--- begin ---

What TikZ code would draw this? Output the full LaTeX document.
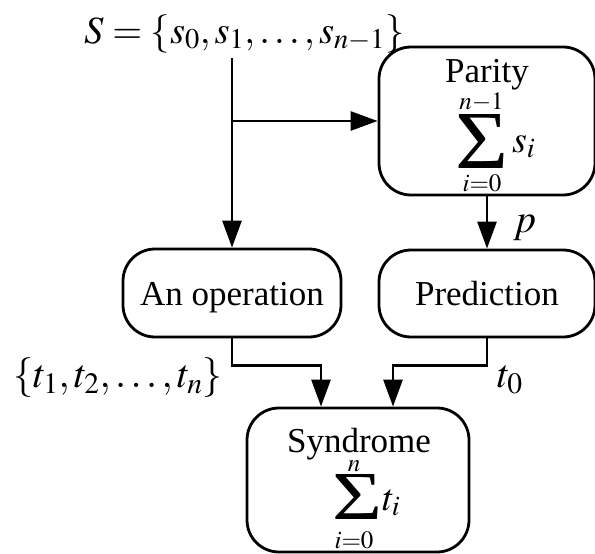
\documentclass[tikz,border=0pt]{standalone}
\usepackage{mathptmx}
\usepackage{fontspec}
\setmainfont{Liberation Serif}
\usetikzlibrary{arrows.meta,calc}
\tikzset{
  box/.style={draw, line width=2.8pt, rounded corners=32pt, inner sep=0pt, align=center,
    text height=24pt, text depth=0pt, font=\fontsize{35}{40}\selectfont},
  lbl/.style={inner sep=0pt, font=\fontsize{35}{40}\selectfont},
  mth/.style={inner sep=0pt, font=\fontsize{40}{44}\selectfont},
  summand/.style={inner sep=0pt, font=\fontsize{38}{42}\selectfont},
  limit/.style={inner sep=0pt, font=\fontsize{25}{27}\selectfont},
  sig/.style={inner sep=0pt, font=\fontsize{60}{60}\selectfont},
  arr/.style={line width=2.8pt, -{Triangle[length=27pt,width=19pt]}}
}
\begin{document}
\begin{tikzpicture}[x=1pt,y=-1pt]
\useasboundingbox (0,0) rectangle (595,554);
\node[inner sep=0pt, font=\fontsize{38.5}{42}\selectfont, anchor=base west] (S) at (84,43)
  {$S=\{s_0,s_1,\ldots,s_{n-1}\}$};
% boxes
\node[box, minimum width=216pt, minimum height=148pt] (par) at (487,121) {};
\node[box, minimum width=218pt, minimum height=88pt] (op) at (232,293) {An operation};
\node[box, minimum width=216pt, minimum height=87pt] (pred) at (487,293.5) {Prediction};
\node[box, minimum width=222pt, minimum height=144pt] (syn) at (358,480) {};
% Parity contents
\node[lbl, anchor=base] (partxt) at (487,82) {Parity};
\node[sig] (psig) at (481.5,141) {\resizebox{53pt}{54pt}{Σ}};
\node[limit, anchor=base] (pup) at (481.5,109) {$n{-}1$};
\node[limit, anchor=base] (plo) at (482,191) {$i{=}0$};
\node[summand, anchor=base west] (psum) at (512,152) {$s_i$};
% Syndrome contents
\node[lbl, anchor=base] (syntxt) at (359,452) {Syndrome};
\node[sig] (ssig) at (357,496.5) {\resizebox{50pt}{45pt}{Σ}};
\node[limit, anchor=base] (sup) at (354,471) {$n$};
\node[limit, anchor=base] (slo) at (354,548) {$i{=}0$};
\node[summand, anchor=base west] (ssum) at (382,510) {$t_i$};
% connectors
\coordinate (s0) at (232,58);
\coordinate (split) at (op.north |- par.west);
\draw[arr] (s0) -- (op.north);
\draw[arr] (split) -- (par.west);
\draw[arr] (par.south) -- (pred.north);
\node[mth, anchor=base west] (p) at (513,232) {$p$};
\coordinate (inL) at ($(syn.north)+(-37,0)$);
\coordinate (inR) at ($(syn.north)+(35,0)$);
\draw[arr] (op.south) -- ++(0,27) -| (inL);
\draw[arr] (pred.south) -- ++(0,27) -| (inR);
\node[mth, anchor=base west] (tset) at (13,387) {$\{t_1,t_2,\ldots,t_n\}$};
\node[mth, anchor=base west] (t0) at (497,387) {$t_0$};
\end{tikzpicture}
\end{document}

--- end ---

**Exercise directions**
All the lines above are to be reproduced exactly, except the pictures.

**Exercise response**
What TikZ code would draw this? Output the full LaTeX document.
\documentclass[tikz,border=0pt]{standalone}
\usepackage{mathptmx}
\usepackage{fontspec}
\setmainfont{Liberation Serif}
\usetikzlibrary{arrows.meta,calc}
\tikzset{
  box/.style={draw, line width=2.8pt, rounded corners=32pt, inner sep=0pt, align=center,
    text height=24pt, text depth=0pt, font=\fontsize{35}{40}\selectfont},
  lbl/.style={inner sep=0pt, font=\fontsize{35}{40}\selectfont},
  mth/.style={inner sep=0pt, font=\fontsize{40}{44}\selectfont},
  summand/.style={inner sep=0pt, font=\fontsize{38}{42}\selectfont},
  limit/.style={inner sep=0pt, font=\fontsize{25}{27}\selectfont},
  sig/.style={inner sep=0pt, font=\fontsize{60}{60}\selectfont},
  arr/.style={line width=2.8pt, -{Triangle[length=27pt,width=19pt]}}
}
\begin{document}
\begin{tikzpicture}[x=1pt,y=-1pt]
\useasboundingbox (0,0) rectangle (595,554);
\node[inner sep=0pt, font=\fontsize{38.5}{42}\selectfont, anchor=base west] (S) at (84,43)
  {$S=\{s_0,s_1,\ldots,s_{n-1}\}$};
% boxes
\node[box, minimum width=216pt, minimum height=148pt] (par) at (487,121) {};
\node[box, minimum width=218pt, minimum height=88pt] (op) at (232,293) {An operation};
\node[box, minimum width=216pt, minimum height=87pt] (pred) at (487,293.5) {Prediction};
\node[box, minimum width=222pt, minimum height=144pt] (syn) at (358,480) {};
% Parity contents
\node[lbl, anchor=base] (partxt) at (487,82) {Parity};
\node[sig] (psig) at (481.5,141) {\resizebox{53pt}{54pt}{Σ}};
\node[limit, anchor=base] (pup) at (481.5,109) {$n{-}1$};
\node[limit, anchor=base] (plo) at (482,191) {$i{=}0$};
\node[summand, anchor=base west] (psum) at (512,152) {$s_i$};
% Syndrome contents
\node[lbl, anchor=base] (syntxt) at (359,452) {Syndrome};
\node[sig] (ssig) at (357,496.5) {\resizebox{50pt}{45pt}{Σ}};
\node[limit, anchor=base] (sup) at (354,471) {$n$};
\node[limit, anchor=base] (slo) at (354,548) {$i{=}0$};
\node[summand, anchor=base west] (ssum) at (382,510) {$t_i$};
% connectors
\coordinate (s0) at (232,58);
\coordinate (split) at (op.north |- par.west);
\draw[arr] (s0) -- (op.north);
\draw[arr] (split) -- (par.west);
\draw[arr] (par.south) -- (pred.north);
\node[mth, anchor=base west] (p) at (513,232) {$p$};
\coordinate (inL) at ($(syn.north)+(-37,0)$);
\coordinate (inR) at ($(syn.north)+(35,0)$);
\draw[arr] (op.south) -- ++(0,27) -| (inL);
\draw[arr] (pred.south) -- ++(0,27) -| (inR);
\node[mth, anchor=base west] (tset) at (13,387) {$\{t_1,t_2,\ldots,t_n\}$};
\node[mth, anchor=base west] (t0) at (497,387) {$t_0$};
\end{tikzpicture}
\end{document}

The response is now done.